*WRITTEN TASK*
Copy the records below exactly, starting at the line that contains "Emit a web page" and ending at the line that contains "i) => valueLabels[i]);"; leave out any pictures.

*GIVEN DATA*
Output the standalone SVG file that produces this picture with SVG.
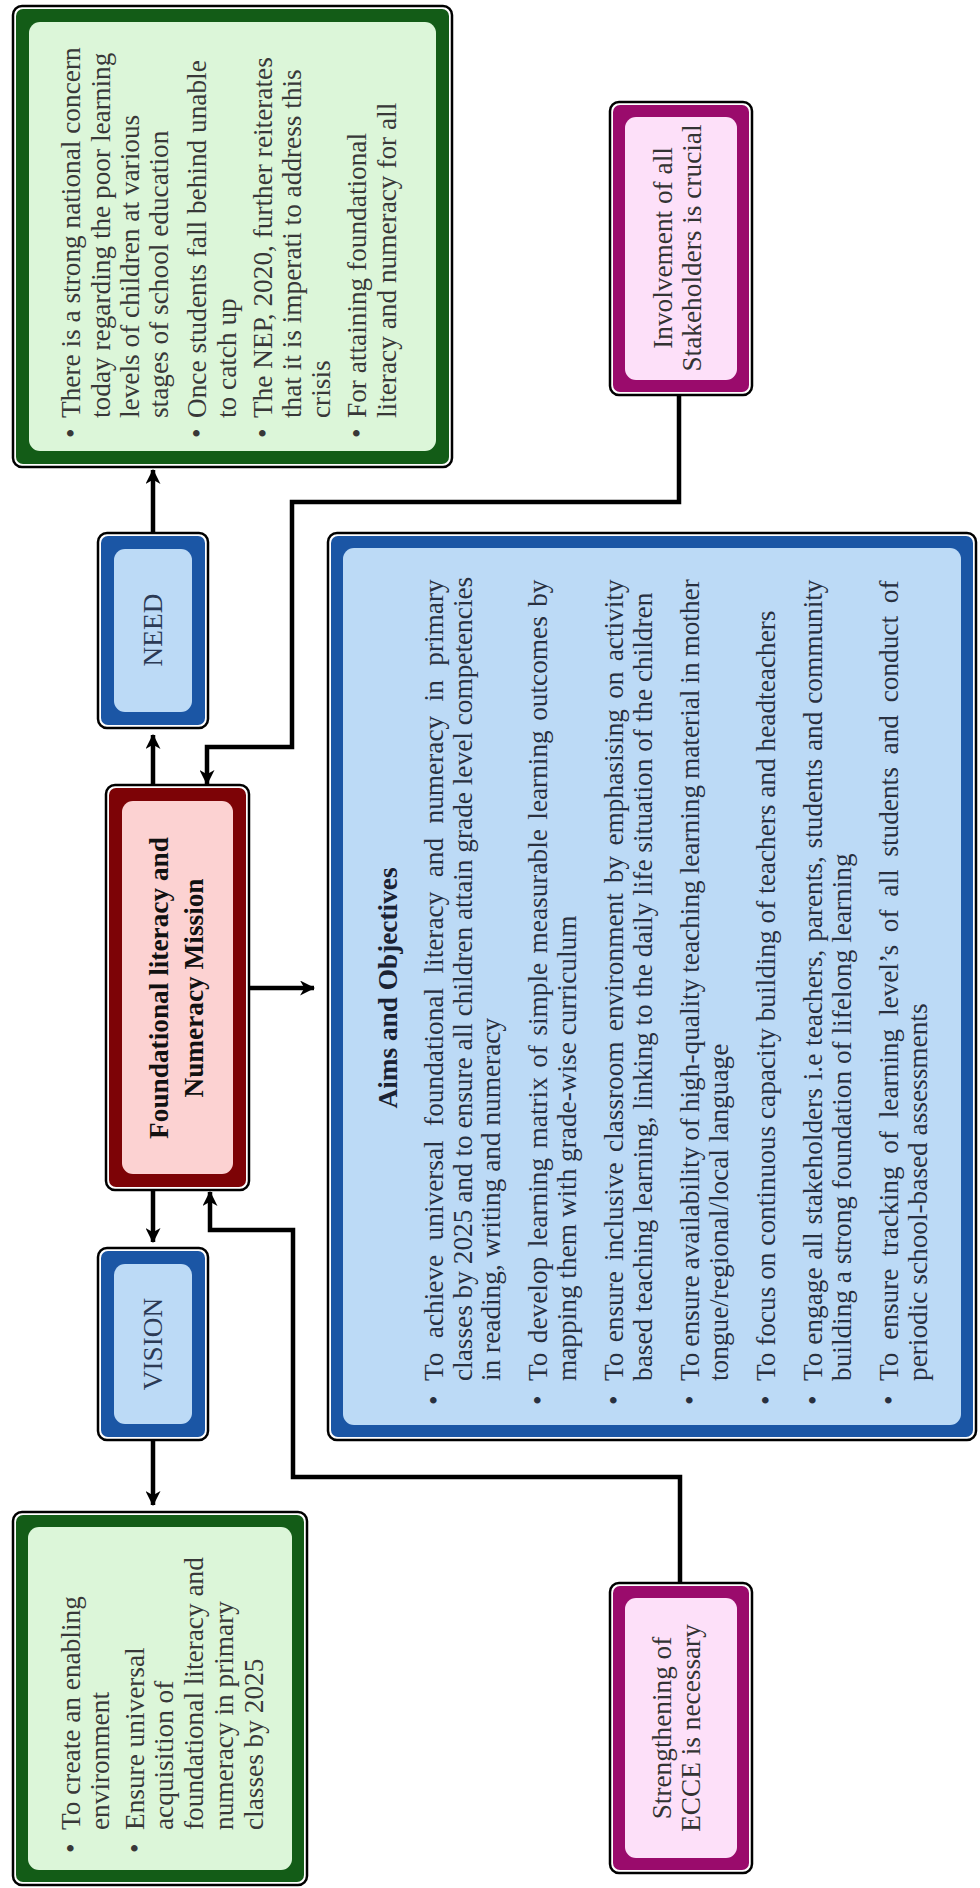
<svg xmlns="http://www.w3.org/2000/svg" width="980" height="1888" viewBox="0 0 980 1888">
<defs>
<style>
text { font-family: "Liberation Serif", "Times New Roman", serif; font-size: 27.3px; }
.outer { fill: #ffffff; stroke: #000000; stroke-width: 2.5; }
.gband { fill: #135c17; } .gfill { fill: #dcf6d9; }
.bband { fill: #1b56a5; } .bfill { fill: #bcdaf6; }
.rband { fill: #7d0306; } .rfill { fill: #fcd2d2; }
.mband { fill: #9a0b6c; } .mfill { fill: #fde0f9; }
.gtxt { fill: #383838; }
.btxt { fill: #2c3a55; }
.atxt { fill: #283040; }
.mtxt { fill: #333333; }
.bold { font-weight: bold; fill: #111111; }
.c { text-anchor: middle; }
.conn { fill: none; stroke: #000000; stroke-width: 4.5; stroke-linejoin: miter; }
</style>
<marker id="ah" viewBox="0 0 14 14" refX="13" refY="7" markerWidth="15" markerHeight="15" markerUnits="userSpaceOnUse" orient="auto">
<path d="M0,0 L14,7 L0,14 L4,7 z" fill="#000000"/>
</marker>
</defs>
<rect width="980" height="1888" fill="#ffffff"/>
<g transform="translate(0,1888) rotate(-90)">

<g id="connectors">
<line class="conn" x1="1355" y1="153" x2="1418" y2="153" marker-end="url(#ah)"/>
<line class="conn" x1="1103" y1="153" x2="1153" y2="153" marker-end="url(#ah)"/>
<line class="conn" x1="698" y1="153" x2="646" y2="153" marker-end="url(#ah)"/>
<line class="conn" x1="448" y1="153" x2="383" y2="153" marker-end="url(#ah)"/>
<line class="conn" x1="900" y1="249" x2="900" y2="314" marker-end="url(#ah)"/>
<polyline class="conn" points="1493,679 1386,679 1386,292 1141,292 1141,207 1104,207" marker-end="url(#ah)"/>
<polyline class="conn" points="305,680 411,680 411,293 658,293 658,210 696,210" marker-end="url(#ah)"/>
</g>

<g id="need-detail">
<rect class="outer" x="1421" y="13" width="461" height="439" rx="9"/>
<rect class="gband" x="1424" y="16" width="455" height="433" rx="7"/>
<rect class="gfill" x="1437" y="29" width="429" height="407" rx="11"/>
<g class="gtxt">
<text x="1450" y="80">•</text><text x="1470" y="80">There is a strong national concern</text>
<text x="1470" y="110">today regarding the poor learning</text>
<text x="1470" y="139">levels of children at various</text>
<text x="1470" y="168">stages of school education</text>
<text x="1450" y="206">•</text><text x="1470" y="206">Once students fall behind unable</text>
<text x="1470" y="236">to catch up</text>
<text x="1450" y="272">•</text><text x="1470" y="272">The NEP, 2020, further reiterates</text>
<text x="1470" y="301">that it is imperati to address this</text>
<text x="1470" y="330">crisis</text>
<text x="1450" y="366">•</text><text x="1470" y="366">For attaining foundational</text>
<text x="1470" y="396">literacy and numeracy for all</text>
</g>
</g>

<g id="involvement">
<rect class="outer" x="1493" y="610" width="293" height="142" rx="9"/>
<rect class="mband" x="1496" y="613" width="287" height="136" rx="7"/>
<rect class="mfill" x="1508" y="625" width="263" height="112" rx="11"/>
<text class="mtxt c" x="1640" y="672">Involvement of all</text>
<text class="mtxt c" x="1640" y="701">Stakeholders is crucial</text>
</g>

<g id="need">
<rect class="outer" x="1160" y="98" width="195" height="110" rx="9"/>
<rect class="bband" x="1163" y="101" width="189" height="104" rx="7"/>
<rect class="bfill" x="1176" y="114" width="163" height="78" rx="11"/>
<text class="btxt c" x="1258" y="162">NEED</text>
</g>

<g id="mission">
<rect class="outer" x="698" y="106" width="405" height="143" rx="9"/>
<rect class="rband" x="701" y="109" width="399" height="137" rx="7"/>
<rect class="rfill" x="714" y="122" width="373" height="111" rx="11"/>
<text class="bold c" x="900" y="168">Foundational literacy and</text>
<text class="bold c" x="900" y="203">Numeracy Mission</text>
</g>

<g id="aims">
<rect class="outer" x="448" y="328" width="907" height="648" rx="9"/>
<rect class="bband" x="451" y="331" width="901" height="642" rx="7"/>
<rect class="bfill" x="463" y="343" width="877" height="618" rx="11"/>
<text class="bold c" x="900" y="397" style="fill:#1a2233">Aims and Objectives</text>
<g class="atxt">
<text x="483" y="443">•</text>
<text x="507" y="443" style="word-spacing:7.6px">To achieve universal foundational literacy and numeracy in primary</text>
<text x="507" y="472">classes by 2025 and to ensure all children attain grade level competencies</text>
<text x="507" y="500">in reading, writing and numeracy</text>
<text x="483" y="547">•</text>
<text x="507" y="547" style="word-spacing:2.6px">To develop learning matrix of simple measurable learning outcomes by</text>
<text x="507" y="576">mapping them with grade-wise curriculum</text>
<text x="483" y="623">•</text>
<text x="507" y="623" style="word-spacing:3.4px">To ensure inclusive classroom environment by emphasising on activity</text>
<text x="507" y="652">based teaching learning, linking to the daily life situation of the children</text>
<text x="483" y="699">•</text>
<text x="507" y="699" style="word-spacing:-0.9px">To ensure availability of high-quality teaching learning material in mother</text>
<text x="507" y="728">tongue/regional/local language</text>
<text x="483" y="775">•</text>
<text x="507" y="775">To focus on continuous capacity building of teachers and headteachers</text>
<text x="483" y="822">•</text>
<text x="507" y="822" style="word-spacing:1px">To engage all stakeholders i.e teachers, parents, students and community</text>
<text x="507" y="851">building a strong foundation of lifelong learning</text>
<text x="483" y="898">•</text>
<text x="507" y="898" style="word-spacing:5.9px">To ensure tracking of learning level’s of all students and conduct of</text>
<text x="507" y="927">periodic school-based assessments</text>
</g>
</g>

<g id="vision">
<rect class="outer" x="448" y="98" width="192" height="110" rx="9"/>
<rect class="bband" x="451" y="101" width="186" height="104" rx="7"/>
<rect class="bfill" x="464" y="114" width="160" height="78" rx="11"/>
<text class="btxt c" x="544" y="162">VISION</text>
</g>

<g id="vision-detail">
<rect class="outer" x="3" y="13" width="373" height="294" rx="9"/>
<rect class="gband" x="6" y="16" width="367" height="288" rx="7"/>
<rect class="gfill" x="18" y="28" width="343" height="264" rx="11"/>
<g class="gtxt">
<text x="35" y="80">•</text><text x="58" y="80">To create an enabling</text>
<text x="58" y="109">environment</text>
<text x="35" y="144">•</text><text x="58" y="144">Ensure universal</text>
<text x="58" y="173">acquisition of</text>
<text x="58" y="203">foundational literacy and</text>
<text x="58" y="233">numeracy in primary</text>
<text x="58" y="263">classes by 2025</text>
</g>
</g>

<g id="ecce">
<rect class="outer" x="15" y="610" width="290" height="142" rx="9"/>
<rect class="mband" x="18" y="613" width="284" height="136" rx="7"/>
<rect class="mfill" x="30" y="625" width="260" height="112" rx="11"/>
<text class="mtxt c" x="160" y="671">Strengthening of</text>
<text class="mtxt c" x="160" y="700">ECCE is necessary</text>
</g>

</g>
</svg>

==

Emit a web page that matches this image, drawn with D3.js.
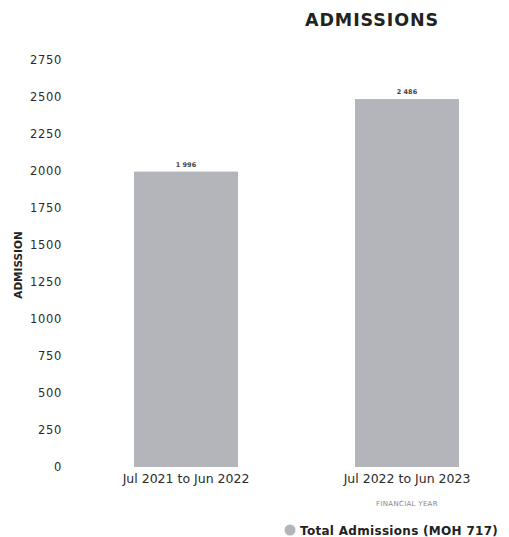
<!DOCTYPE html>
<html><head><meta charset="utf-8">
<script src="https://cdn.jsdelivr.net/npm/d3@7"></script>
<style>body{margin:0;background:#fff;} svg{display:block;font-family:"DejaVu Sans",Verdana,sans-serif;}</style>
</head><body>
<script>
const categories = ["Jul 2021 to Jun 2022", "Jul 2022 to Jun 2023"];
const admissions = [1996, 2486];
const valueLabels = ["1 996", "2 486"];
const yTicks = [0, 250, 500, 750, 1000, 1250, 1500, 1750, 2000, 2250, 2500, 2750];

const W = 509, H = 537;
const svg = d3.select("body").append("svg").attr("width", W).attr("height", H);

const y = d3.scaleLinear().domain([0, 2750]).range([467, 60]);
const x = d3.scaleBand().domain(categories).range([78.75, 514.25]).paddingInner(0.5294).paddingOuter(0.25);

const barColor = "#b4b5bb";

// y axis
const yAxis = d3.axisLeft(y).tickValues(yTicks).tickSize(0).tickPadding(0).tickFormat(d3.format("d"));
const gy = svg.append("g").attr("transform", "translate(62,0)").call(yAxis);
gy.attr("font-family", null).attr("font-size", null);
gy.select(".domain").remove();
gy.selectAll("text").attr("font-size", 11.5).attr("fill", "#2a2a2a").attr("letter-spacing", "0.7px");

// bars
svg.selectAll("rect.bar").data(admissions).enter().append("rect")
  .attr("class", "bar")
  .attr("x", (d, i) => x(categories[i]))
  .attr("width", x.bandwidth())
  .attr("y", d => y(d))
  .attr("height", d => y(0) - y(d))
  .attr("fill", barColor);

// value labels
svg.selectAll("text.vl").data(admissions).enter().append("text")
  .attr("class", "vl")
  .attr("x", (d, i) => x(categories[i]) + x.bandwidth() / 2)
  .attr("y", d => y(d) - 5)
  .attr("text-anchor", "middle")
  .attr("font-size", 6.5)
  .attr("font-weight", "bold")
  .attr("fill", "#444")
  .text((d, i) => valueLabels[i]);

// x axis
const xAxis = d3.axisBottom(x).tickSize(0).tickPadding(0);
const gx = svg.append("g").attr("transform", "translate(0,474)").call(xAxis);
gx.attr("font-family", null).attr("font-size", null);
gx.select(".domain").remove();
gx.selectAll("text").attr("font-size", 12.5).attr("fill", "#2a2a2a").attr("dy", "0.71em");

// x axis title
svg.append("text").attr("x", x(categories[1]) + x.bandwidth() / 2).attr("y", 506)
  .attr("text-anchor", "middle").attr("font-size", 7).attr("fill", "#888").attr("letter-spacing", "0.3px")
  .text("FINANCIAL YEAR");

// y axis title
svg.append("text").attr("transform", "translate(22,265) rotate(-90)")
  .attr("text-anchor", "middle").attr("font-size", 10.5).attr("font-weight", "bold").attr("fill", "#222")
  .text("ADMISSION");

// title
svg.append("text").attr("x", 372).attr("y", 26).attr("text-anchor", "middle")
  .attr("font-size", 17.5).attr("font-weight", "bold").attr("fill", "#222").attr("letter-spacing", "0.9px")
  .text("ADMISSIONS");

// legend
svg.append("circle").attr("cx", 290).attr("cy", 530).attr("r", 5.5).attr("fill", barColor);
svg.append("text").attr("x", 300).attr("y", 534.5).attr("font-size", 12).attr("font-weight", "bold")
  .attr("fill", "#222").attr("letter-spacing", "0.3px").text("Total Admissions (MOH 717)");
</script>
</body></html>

==

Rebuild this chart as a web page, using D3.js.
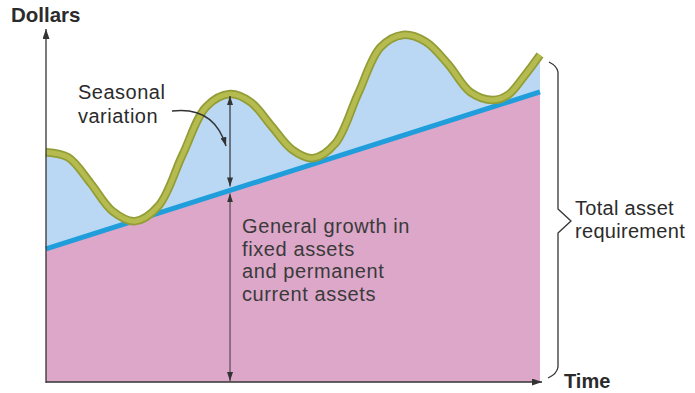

*RESPONSE BELOW*
Emit a web page that matches this image, drawn with D3.js.
<!DOCTYPE html>
<html><head><meta charset="utf-8">
<script src="https://cdn.jsdelivr.net/npm/d3@7"></script>
<style>body{margin:0;background:#fff;} svg{display:block;font-family:"DejaVu Sans",Verdana,sans-serif;}</style>
</head><body>
<script>
const categories = ["Jul 2021 to Jun 2022", "Jul 2022 to Jun 2023"];
const admissions = [1996, 2486];
const valueLabels = ["1 996", "2 486"];
const yTicks = [0, 250, 500, 750, 1000, 1250, 1500, 1750, 2000, 2250, 2500, 2750];

const W = 509, H = 537;
const svg = d3.select("body").append("svg").attr("width", W).attr("height", H);

const y = d3.scaleLinear().domain([0, 2750]).range([467, 60]);
const x = d3.scaleBand().domain(categories).range([78.75, 514.25]).paddingInner(0.5294).paddingOuter(0.25);

const barColor = "#b4b5bb";

// y axis
const yAxis = d3.axisLeft(y).tickValues(yTicks).tickSize(0).tickPadding(0).tickFormat(d3.format("d"));
const gy = svg.append("g").attr("transform", "translate(62,0)").call(yAxis);
gy.attr("font-family", null).attr("font-size", null);
gy.select(".domain").remove();
gy.selectAll("text").attr("font-size", 11.5).attr("fill", "#2a2a2a").attr("letter-spacing", "0.7px");

// bars
svg.selectAll("rect.bar").data(admissions).enter().append("rect")
  .attr("class", "bar")
  .attr("x", (d, i) => x(categories[i]))
  .attr("width", x.bandwidth())
  .attr("y", d => y(d))
  .attr("height", d => y(0) - y(d))
  .attr("fill", barColor);

// value labels
svg.selectAll("text.vl").data(admissions).enter().append("text")
  .attr("class", "vl")
  .attr("x", (d, i) => x(categories[i]) + x.bandwidth() / 2)
  .attr("y", d => y(d) - 5)
  .attr("text-anchor", "middle")
  .attr("font-size", 6.5)
  .attr("font-weight", "bold")
  .attr("fill", "#444")
  .text((d, i) => valueLabels[i]);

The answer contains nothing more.